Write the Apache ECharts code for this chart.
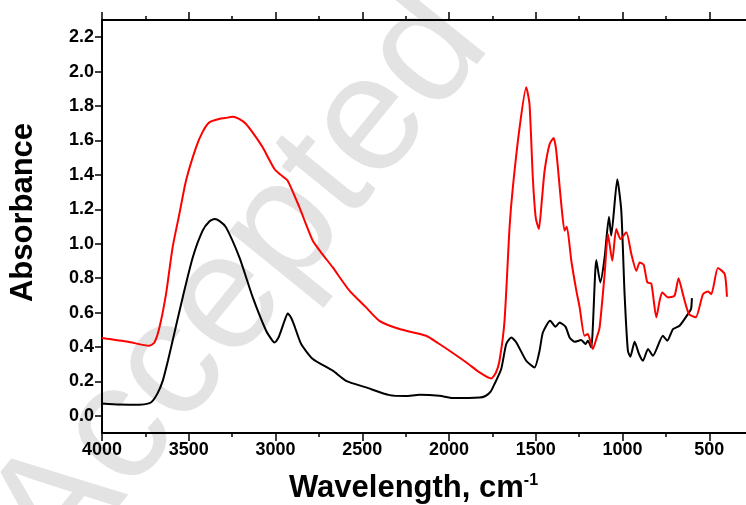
<!DOCTYPE html>
<html>
<head>
<meta charset="utf-8">
<script src="https://cdn.jsdelivr.net/npm/echarts@6/dist/echarts.min.js"></script>
<style>
  html, body { margin: 0; padding: 0; background: #fff; }
  #chart { width: 746px; height: 505px; }
</style>
</head>
<body>
<div id="chart"></div>
<script>
// black spectrum
const blackWavenumber = [4000, 3900, 3785, 3730, 3708, 3680, 3650, 3620, 3593, 3535, 3477, 3420, 3380, 3352, 3320, 3285, 3208, 3131, 3054, 3020, 3006, 2985, 2968, 2945, 2930, 2910, 2891, 2852, 2785, 2670, 2593, 2478, 2343, 2250, 2170, 2055, 1978, 1824, 1790, 1760, 1738, 1699, 1670, 1641, 1612, 1555, 1507, 1478, 1459, 1417, 1386, 1363, 1328, 1305, 1276, 1238, 1213, 1200, 1180, 1151, 1128, 1103, 1078, 1065, 1030, 1007, 988, 969, 955, 930, 905, 882, 853, 825, 767, 742, 709, 671, 623, 605, 600]
const blackAbsorbance = [0.072, 0.066, 0.064, 0.072, 0.087, 0.13, 0.203, 0.32, 0.436, 0.688, 0.92, 1.076, 1.13, 1.143, 1.13, 1.095, 0.92, 0.688, 0.494, 0.44, 0.426, 0.45, 0.494, 0.56, 0.595, 0.57, 0.523, 0.417, 0.33, 0.262, 0.203, 0.165, 0.12, 0.115, 0.122, 0.116, 0.103, 0.106, 0.115, 0.14, 0.184, 0.272, 0.417, 0.455, 0.426, 0.32, 0.281, 0.378, 0.484, 0.552, 0.517, 0.542, 0.517, 0.455, 0.43, 0.44, 0.417, 0.436, 0.397, 0.905, 0.775, 0.92, 1.157, 1.047, 1.374, 1.192, 0.707, 0.378, 0.343, 0.43, 0.359, 0.32, 0.388, 0.349, 0.465, 0.436, 0.504, 0.523, 0.591, 0.62, 0.684]

// red spectrum
const redWavenumber = [4000, 3850, 3727, 3698, 3669, 3631, 3593, 3554, 3516, 3458, 3420, 3381, 3324, 3290, 3247, 3210, 3170, 3120, 3074, 3006, 2970, 2930, 2862, 2785, 2730, 2670, 2574, 2478, 2401, 2285, 2132, 2060, 1997, 1900, 1824, 1757, 1730, 1709, 1680, 1651, 1632, 1593, 1555, 1536, 1517, 1500, 1482, 1465, 1449, 1420, 1397, 1382, 1353, 1334, 1321, 1295, 1266, 1247, 1219, 1200, 1171, 1150, 1132, 1103, 1084, 1059, 1036, 1011, 978, 949, 920, 901, 878, 857, 834, 805, 786, 771, 738, 700, 677, 652, 617, 578, 536, 507, 488, 450, 411, 398]
const redAbsorbance = [0.452, 0.43, 0.407, 0.426, 0.513, 0.707, 0.979, 1.173, 1.366, 1.56, 1.65, 1.705, 1.725, 1.73, 1.738, 1.725, 1.696, 1.63, 1.56, 1.434, 1.4, 1.366, 1.211, 1.017, 0.94, 0.862, 0.727, 0.63, 0.552, 0.504, 0.465, 0.42, 0.378, 0.31, 0.252, 0.217, 0.25, 0.32, 0.552, 1.095, 1.327, 1.676, 1.909, 1.812, 1.386, 1.15, 1.085, 1.25, 1.424, 1.58, 1.614, 1.541, 1.231, 1.076, 1.099, 0.901, 0.727, 0.63, 0.465, 0.475, 0.388, 0.45, 0.513, 0.824, 1.056, 0.901, 1.085, 1.027, 1.066, 0.94, 0.843, 0.891, 0.878, 0.775, 0.769, 0.572, 0.669, 0.717, 0.688, 0.698, 0.8, 0.707, 0.591, 0.572, 0.707, 0.723, 0.707, 0.859, 0.824, 0.692]

const yLabelValues = [0.0, 0.2, 0.4, 0.6, 0.8, 1.0, 1.2, 1.4, 1.6, 1.8, 2.0, 2.2]

const zip = (xs, ys) => xs.map((x, i) => [x, ys[i]])

const chart = echarts.init(document.getElementById('chart'))

const fontFamily = '"Liberation Sans", Arial, sans-serif'
// plot box runs past the right edge of the picture (0 cm-1 is off screen)
const gridBox = { left: 102, right: -50, top: 20, bottom: 72, outerBoundsMode: 'none' }

const xAxisCommon = {
  type: 'value',
  min: 0,
  max: 4000,
  interval: 500,
  inverse: true,
  splitLine: { show: false },
  axisLine: { show: true, onZero: false, lineStyle: { color: '#000', width: 2 } },
  axisTick: { show: true, inside: false, length: 8, lineStyle: { color: '#000', width: 1.5 } },
  minorTick: { show: true, splitNumber: 2, length: 4, lineStyle: { color: '#000', width: 1.5 } }
}

const option = {
  animation: false,
  backgroundColor: '#fff',
  grid: [Object.assign({}, gridBox), Object.assign({}, gridBox)],
  // watermark
  graphic: [{
    type: 'text',
    x: 88,
    y: 603,
    z: -10,
    rotation: 51 * Math.PI / 180,
    style: {
      text: 'Accepted Manuscript',
      fontSize: 165,
      fontFamily: fontFamily,
      fill: '#e3e3e3',
      align: 'left',
      verticalAlign: 'bottom'
    }
  }],
  xAxis: [
    Object.assign({}, xAxisCommon, {
      position: 'bottom',
      name: '{a|Wavelength, cm}{b|-1}',
      nameLocation: 'middle',
      nameGap: 40,
      nameTextStyle: {
        padding: [0, 71, 0, 0],
        rich: {
          a: { fontSize: 31, fontWeight: 'bold', fontFamily: fontFamily, color: '#000', lineHeight: 30 },
          b: { fontSize: 16, fontWeight: 'bold', fontFamily: fontFamily, color: '#000', verticalAlign: 'top', lineHeight: 16 }
        }
      },
      axisLabel: { show: true, margin: 8, fontSize: 18, fontWeight: 'bold', fontFamily: fontFamily, color: '#000', formatter: v => String(v) }
    }),
    Object.assign({}, xAxisCommon, {
      position: 'top',
      axisLabel: { show: false }
    }),
    {
      type: 'value',
      gridIndex: 1,
      min: 0,
      max: 4000,
      inverse: true,
      show: false
    }
  ],
  yAxis: [
    {
      type: 'value',
      min: -0.1,
      max: 2.3,
      position: 'left',
      splitLine: { show: false },
      axisLine: { show: true, onZero: false, lineStyle: { color: '#000', width: 2 } },
      axisTick: { show: true, length: 7, customValues: yLabelValues, lineStyle: { color: '#000', width: 1.5 } },
      axisLabel: {
        show: true,
        customValues: yLabelValues,
        margin: 8,
        fontSize: 18,
        fontWeight: 'bold',
        fontFamily: fontFamily,
        color: '#000',
        formatter: v => v.toFixed(1)
      },
      name: 'Absorbance',
      nameLocation: 'middle',
      nameGap: 63,
      nameTextStyle: {
        fontSize: 31,
        fontWeight: 'bold',
        fontFamily: fontFamily,
        color: '#000',
        padding: [0, 0, 0, 28]
      }
    },
    {
      // minor ticks, in an identical second grid so it sits on the left too
      type: 'value',
      gridIndex: 1,
      min: -0.1,
      max: 2.3,
      interval: 0.1,
      position: 'left',
      splitLine: { show: false },
      axisLine: { show: false },
      axisTick: { show: true, length: 4, lineStyle: { color: '#000', width: 1.5 } },
      axisLabel: { show: false }
    }
  ],
  series: [
    {
      name: 'black',
      type: 'line',
      data: zip(blackWavenumber, blackAbsorbance),
      showSymbol: false,
      smooth: 0.2,
      lineStyle: { color: '#000', width: 2 },
      z: 3
    },
    {
      name: 'red',
      type: 'line',
      data: zip(redWavenumber, redAbsorbance),
      showSymbol: false,
      smooth: 0.2,
      lineStyle: { color: '#ff0000', width: 2 },
      z: 4
    }
  ]
}

chart.setOption(option)
</script>
</body>
</html>
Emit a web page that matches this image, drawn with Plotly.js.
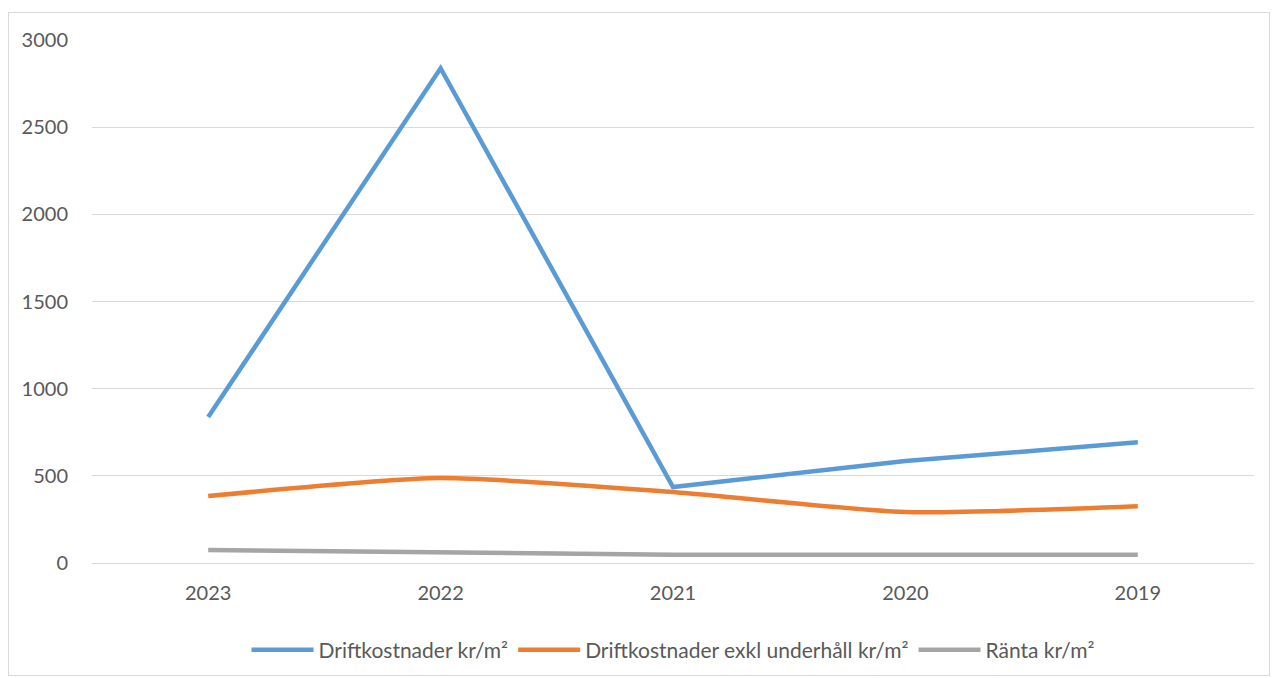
<!DOCTYPE html>
<html>
<head>
<meta charset="utf-8">
<script src="https://cdn.plot.ly/plotly-3.0.1.min.js"></script>
<style>
html,body{margin:0;padding:0;background:#fff;}
#wrap{position:absolute;left:8px;top:12px;width:1262px;height:664px;border:1px solid #d9d9d9;box-sizing:border-box;}
#chart{position:absolute;left:0;top:0;width:1273px;height:678px;}
</style>
</head>
<body>
<div id="wrap"></div>
<div id="chart"></div>
<script>
const years = ["2023", "2022", "2021", "2020", "2019"];
const driftkostnader = [837, 2838, 436, 585, 692];
const driftExklUnderhall = [384, 487, 407, 292, 325];
const ranta = [75, 60, 47, 47, 47];
const seriesNames = ["Driftkostnader kr/m²", "Driftkostnader exkl underhåll kr/m²", "Ränta kr/m²"];
const yTicks = [0, 500, 1000, 1500, 2000, 2500, 3000];

const traces = [
  {x: years, y: driftkostnader, name: seriesNames[0], type: 'scatter', mode: 'lines',
   line: {color: '#5B9BD5', width: 4.5}},
  {x: years, y: driftExklUnderhall, name: seriesNames[1], type: 'scatter', mode: 'lines',
   line: {color: '#ED7D31', width: 4.5, shape: 'spline', smoothing: 0.6}},
  {x: years, y: ranta, name: seriesNames[2], type: 'scatter', mode: 'lines',
   line: {color: '#A5A5A5', width: 4.5}}
];

const layout = {
  width: 1273, height: 678,
  paper_bgcolor: 'rgba(0,0,0,0)', plot_bgcolor: 'rgba(0,0,0,0)',
  margin: {l: 92, r: 19, t: 40, b: 115},
  font: {family: 'Lato, "Open Sans", sans-serif', size: 20, color: '#595959'},
  showlegend: true,
  legend: {orientation: 'h', x: 0.5, xanchor: 'center', yref: 'container', y: 0.041, yanchor: 'middle',
           font: {size: 21, color: '#595959'}, itemwidth: 62},
  xaxis: {type: 'category', range: [-0.5, 4.5], showgrid: false, zeroline: false,
          showline: false, ticks: 'outside', ticklen: 12, tickcolor: 'rgba(0,0,0,0)',
          tickfont: {size: 20, color: '#595959'}},
  yaxis: {range: [0, 3000], tickvals: yTicks, showgrid: true, gridcolor: '#d9d9d9',
          gridwidth: 1, zeroline: true, zerolinecolor: '#d9d9d9', zerolinewidth: 1,
          showline: false, ticks: 'outside', ticklen: 19, tickcolor: 'rgba(0,0,0,0)',
          tickfont: {size: 20, color: '#595959'}}
};

Plotly.newPlot('chart', traces, layout, {displayModeBar: false, staticPlot: true});
</script>
</body>
</html>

▶ [AIM OF THE EXERCISE]:
Return exactly the lines from the one with "Emit a web page" to the one with "const yTicks = [0, 500, 1000, 1500, 2000, 2500, 3000];", inclusive, and nothing else; skip the pictures.

▶ [WORKED ANSWER]:
Emit a web page that matches this image, drawn with Plotly.js.
<!DOCTYPE html>
<html>
<head>
<meta charset="utf-8">
<script src="https://cdn.plot.ly/plotly-3.0.1.min.js"></script>
<style>
html,body{margin:0;padding:0;background:#fff;}
#wrap{position:absolute;left:8px;top:12px;width:1262px;height:664px;border:1px solid #d9d9d9;box-sizing:border-box;}
#chart{position:absolute;left:0;top:0;width:1273px;height:678px;}
</style>
</head>
<body>
<div id="wrap"></div>
<div id="chart"></div>
<script>
const years = ["2023", "2022", "2021", "2020", "2019"];
const driftkostnader = [837, 2838, 436, 585, 692];
const driftExklUnderhall = [384, 487, 407, 292, 325];
const ranta = [75, 60, 47, 47, 47];
const seriesNames = ["Driftkostnader kr/m²", "Driftkostnader exkl underhåll kr/m²", "Ränta kr/m²"];
const yTicks = [0, 500, 1000, 1500, 2000, 2500, 3000];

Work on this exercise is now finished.